Kubrick's "2001" was a little weird IMO. It's one of those movies where I can't say if it's good or it's crappy. I liked the sequel better. It was actually alright!
 
Originally posted by NAD
Uhhhhhmmmmmm... well it's over 30 years old now and still isn't forgotten!
I said "For ME it was a film that soon will be forgotten like so many other movies." Which means that I won't look back at it in 5 years and say "Hey, that's a great movie". I will just say "naah". I've seen loads of films that I'll remember before I remember this, but hey - everybody got different taste!
 
Stanley Kubrick was overrated. A Clockwork Orange is a very good film.....but....that's about it.
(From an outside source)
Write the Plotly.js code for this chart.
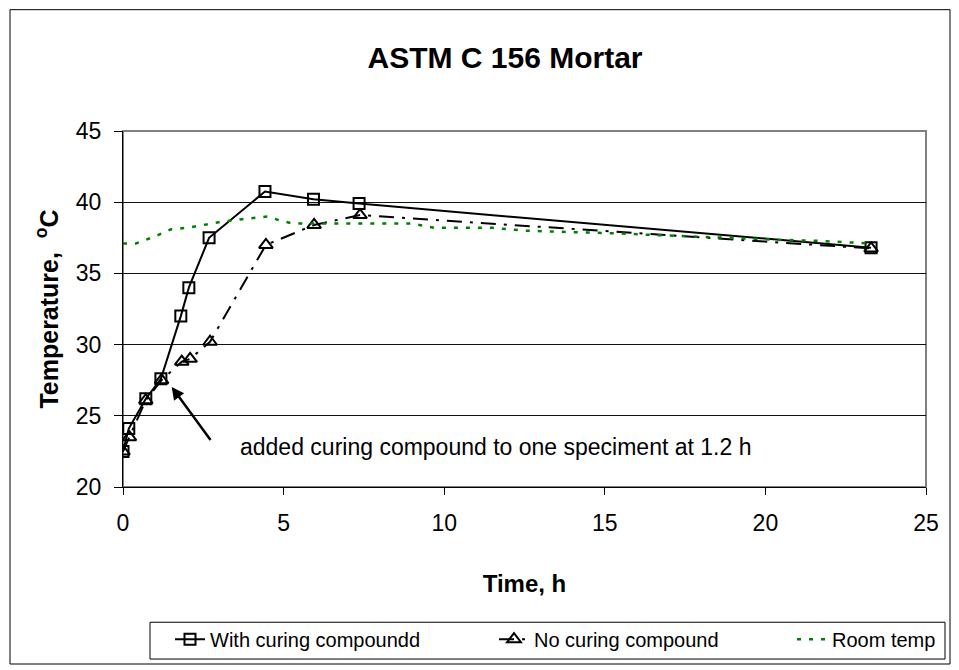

Most of his other work is, in my opinion, too concerned with utterly esoteric, surrealist visualization to be anything other than incomprehensible and/or just lame moviemaking.
 
I've also just seen "Eyes wide shut" the other day and it was nothing special either! I wrote a review of it at imdb.com, so you can check it out there if you like.
 
Anthony Burgess first published the novel A Clockwork Orange in 1962. Strangely, the US version had the final chapter cut from it by the New York publisher before publication. The rest of the world got the full version. But Kubrick? He based his film on the incomplete version, the US version of the novel. What happens in the last, the 21st chapter that was omitted from the film?

that was my biggest beef with the film. it was the book's end which made the meaning of the story for me and where the film ended left the tale as something else altogether which I didn't really personally concur with
 
Originally posted by xenophobe
What does Kevin Smith have to do with Clockwork Orange?

Kevin Smith is a brilliant guy, though a few of his films don't show it...

Has nothing to do with the book, the movie or Stanley Kubrick....

I don't know about Kevin Smith being a brilliant director.

He's a good writer, but he's nothing special when it comes to directing. Not even in the same leauge as Stanley Kubrick.
 
I think Kevin Smith is a better writer than director, but I like both aspects of him.

Clockwork Orange and The Shining are my favorite Kubrick movies, but I have only seen about half of them. Oh wait, I absolutely LOVED Dr. Strangelove, one of my favorite movies of all time.